Liverpool are an example of a team who dominate possession while also producing high-volume pressing off the ball. In MLS it appears that you can’t have it both ways — you can’t be both a pressing and possession team like Liverpool. But dig deeper and you realize NYCFC are making a go of it.
In 2021, Taty Castellanos made the most attacking-third pressures in MLMS with 348, which put him 83 ahead of the next highest, Maxi Urruti. But in 2022, NYCFC’s pressing volume as a team has dropped. In 2021 they were fifth in the league for total presses in the attacking third — the area where the pressing can be at its most useful as an offensive weapon. In 2022 they dropped to 17th.
Looking at attacking-third pressures per 90 minutes (a way of measuring stats on a per-game basis rather than totals) gives us a better idea of how the volume of pressing has dropped. It’s gone down from 41 attacking third pressures per 90 minutes in 2021 to 35 this year. Castellanos has dropped from 11.4 to 9.73.
But this doesn’t necessarily mean they are no longer a pressing team. The amount of possession a team has in games naturally affects their pressing totals: If you have the ball, you can’t press.
In 2022 so far, City averages 59.9% possession, putting them second in the league behind San Jose Earthquakes. This is up from an average of 53% possession in 2021. This could explain the drop in pressing volume, and considering the Red Bulls and Philadelphia Union are in the bottom three for average possession, you see why they are able to rack up such numbers off the ball. When you don’t have the ball, you can press plenty.

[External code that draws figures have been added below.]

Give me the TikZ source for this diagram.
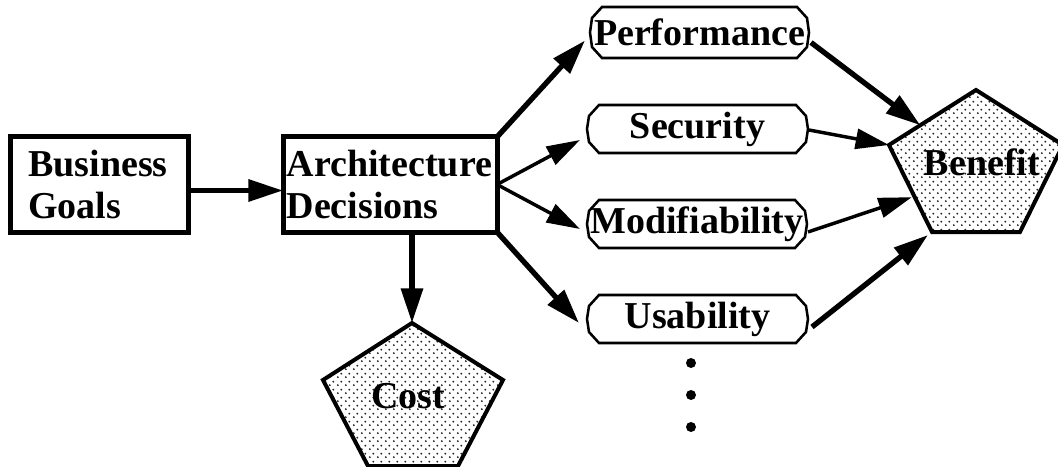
\documentclass[tikz,border=0pt]{standalone}
\usepackage{fontspec}
\setmainfont{Liberation Serif}
\usetikzlibrary{arrows.meta,calc,patterns.meta}

% sparse staggered stipple used inside the pentagons
\tikzdeclarepattern{
  name=stipple,
  type=uncolored,
  bounding box={(0pt,0pt) and (6pt,6pt)},
  tile size={(6pt,6pt)},
  code={
    \pgfpathcircle{\pgfqpoint{1.5pt}{1.5pt}}{0.85pt}
    \pgfpathcircle{\pgfqpoint{4.5pt}{4.5pt}}{0.85pt}
    \pgfusepath{fill}
  }
}

% ten-sided frame around a quality-attribute node
\newcommand\drawoct[1]{%
  \draw[octline] ($(#1.north west)+(12,0)$) -- ($(#1.north east)+(-12,0)$)
    -- ($(#1.north east)+(-2,11)$) -- (#1.east) -- ($(#1.south east)+(-2,-11)$)
    -- ($(#1.south east)+(-12,0)$) -- ($(#1.south west)+(12,0)$)
    -- ($(#1.south west)+(2,-11)$) -- (#1.west) -- ($(#1.north west)+(2,11)$) -- cycle;}

\begin{document}
\begin{tikzpicture}[
  x=0.75pt, y=-0.75pt,
  every node/.style={font=\bfseries\fontsize{28.5}{31.5}\selectfont, outer sep=0pt},
  decision/.style={draw, line width=3.75pt, minimum width=#1, minimum height=71.25pt, inner sep=0pt},
  quality/.style={minimum width=#1, minimum height=36pt, inner sep=0pt},
  octline/.style={line width=1.9pt, line join=miter},
  pent/.style={draw, line width=3pt, line join=miter, pattern=stipple, pattern color=black!85},
  heavy/.style={line width=4pt, -{Triangle[length=26pt,width=16pt]}},
  light/.style={line width=2.6pt, -{Triangle[length=25pt,width=15pt]}},
  dotmark/.style={circle, fill, inner sep=0pt, minimum size=7.5pt}
]
\useasboundingbox (0,0) rectangle (1058,467);

% decision boxes
\node[decision=133.5pt, text width=106pt, align=left] (biz) at (99,184.5) {Business\\Goals};
\node[decision=160.5pt, text width=155pt, align=left] (arch) at (390,184.5) {Architecture\\Decisions};

% quality attributes
\node[quality=164.25pt, minimum height=38.25pt] (perf) at (699.5,32.5) {Performance};
\node[quality=165.75pt] (sec) at (697.5,129) {Security};
\node[quality=165pt] (mod) at (697,224) {Modifiability};
\node[quality=165.75pt] (usa) at (697.5,319) {Usability};
\drawoct{perf}
\drawoct{sec}
\drawoct{mod}
\drawoct{usa}

% continuation dots
\node[dotmark] (d1) at (691,363) {};
\node[dotmark] (d2) at (691,395) {};
\node[dotmark] (d3) at (691,427) {};

% benefit pentagon
\coordinate (bT) at (976,90);
\coordinate (bR) at (1063,145);
\coordinate (bBR) at (1020,232);
\coordinate (bBL) at (932,232);
\coordinate (bL) at (889,145);
\draw[pent] (bT) -- (bR) -- (bBR) -- (bBL) -- (bL) -- cycle;
\node (benefit) at (982,162) {Benefit};

% cost pentagon
\coordinate (cT) at (412,323);
\coordinate (cR) at (503,380);
\coordinate (cBR) at (458,466);
\coordinate (cBL) at (368,466);
\coordinate (cL) at (323,380);
\draw[pent] (cT) -- (cR) -- (cBR) -- (cBL) -- (cL) -- cycle;
\node (cost) at (408,396) {Cost};

% connectors
\draw[heavy] ($(biz.east)+(0,6)$) -- ($(arch.west)+(0,6)$);
\draw[heavy] (arch.south -| cT) -- (cT);
\draw[heavy] (arch.north east) -- ($(perf.west)+(-5,8)$);
\draw[light] (arch.east) -- ($(sec.west)+(-7,11)$);
\draw[light] (arch.east) -- ($(mod.west)+(-7,5)$);
\draw[heavy] (arch.south east) -- ($(usa.west)+(-8,4)$);

\draw[heavy] ($(perf.east)+(2,10)$) -- ($(bL)!0.36!(bT)$);
\draw[light] ($(sec.east)+(1,1)$) -- (bL);
\draw[light] ($(mod.east)+(1,8)$) -- ($(bL)!0.6!(bBL)+(-3,0)$);
\draw[heavy] ($(usa.east)+(4,8)$) -- ($(bBL)+(-4,3)$);
\end{tikzpicture}
\end{document}
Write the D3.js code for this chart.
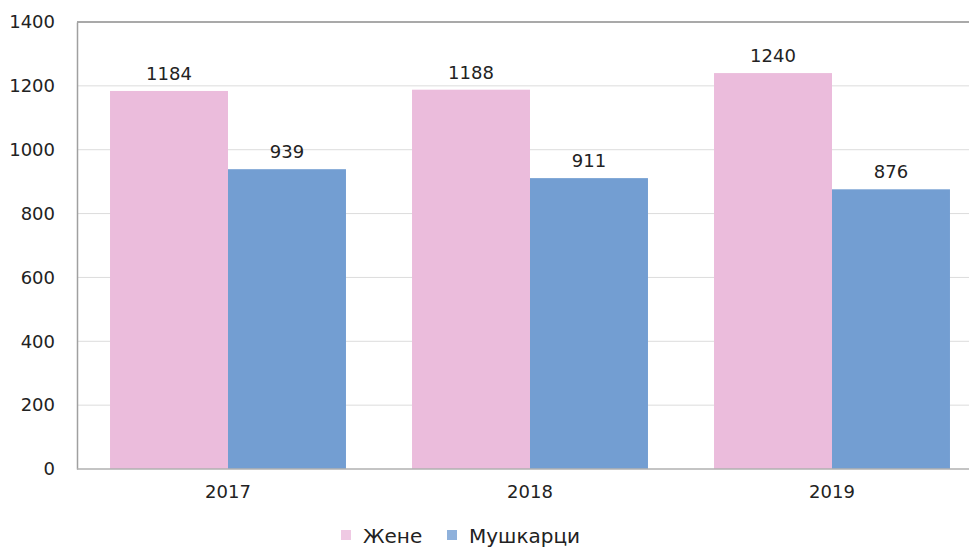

You can only press when you don’t have the ball
To really find out whether New York City is a pressing team, we need data that show pressing intensity relative to possession. Seeing that you can’t press when you have the ball, we need to know how much is a team pressing in those moments when they don’t have the ball, and only those moments.
Luckily, there is a stat on Wyscout that measures “passes allowed per defensive action” (PPDA). It does what it says on the box: PPDA counts the average number of passes the opposition makes before the other team applies some kind of defensive action. In this case, it takes the number of opposition passes and divides it by NYCFC’s number of defensive actions.
And the definition of a “defensive action” (possession-winning duels, tackles, interceptions, fouls) is similar enough to the definition of FBref’s “pressures” stat to give us an idea of how much a team is pressing, while removing possession from the equation.
NYCFC allow the fewest passes per defensive action in the league, which shows they are not letting the opposition pass the ball much before applying pressure. It also shows they are still a pressing team. More to the point, according to this metric NYCFC are the most active pressing team in the league.
Though their total pressures have dropped, their PPDA stands at 7.67, meaning on average they are only allowing the opposition around eight passes before making some kind of pressure or intervention. The Red Bulls allow the second-fewest, with an average of 8.02 (Union are 7th on 9.41). This is also an improvement on NYCFC’s 8.76 PPDA in 2021.
There is another stat on Wyscout that measures “challenge intensity”. This counts how many defensive actions (defensive duels, loose ball duels, interceptions, tackles) a team does per minute of opponent possession.
NYCFC come out on top again with an average of 7.3 defensive actions per minute of opposition possession (an increase from 2021’s average of 6.3). San Jose Earthquakes are second with an average of 6.7, Red Bulls third with 6.6.
Like PPDA, this stat only takes into account the moments in the game when NYCFC don’t have the ball, giving a more accurate reading of the amount of pressure they are applying to the opposition.
So, is New York City FC a pressing team? Yes. Maybe even more so than last season.
FBref can also tell us that the pressing has been more productive in 2022. New York City have a “successful pressure” percentage of 31% (fourth in the league) compared to last season’s 29% (13th) — a successful pressure is when the team win the ball back within five seconds of applying pressure. It appears the pressing game has remained the same during the transition from Rony Deila to Nick Cushing, although the sample size for Cushing is small.
No measure of pressing is perfect, but this data gives us a good idea of what’s going on off the ball. Though NYCFC’s total pressing volume has dropped, this has a lot to do with their increased amount of possession in games. When they don’t have the ball, they are applying more pressure on opponents than they were last season according to this data.
We are just over halfway through the season, so intensity levels off the ball could change as the year progresses, but lowering the volume of pressing while also increasing how effective that pressing is should set them up well in the long run, making this part of their game more economical in a physical and taxing league.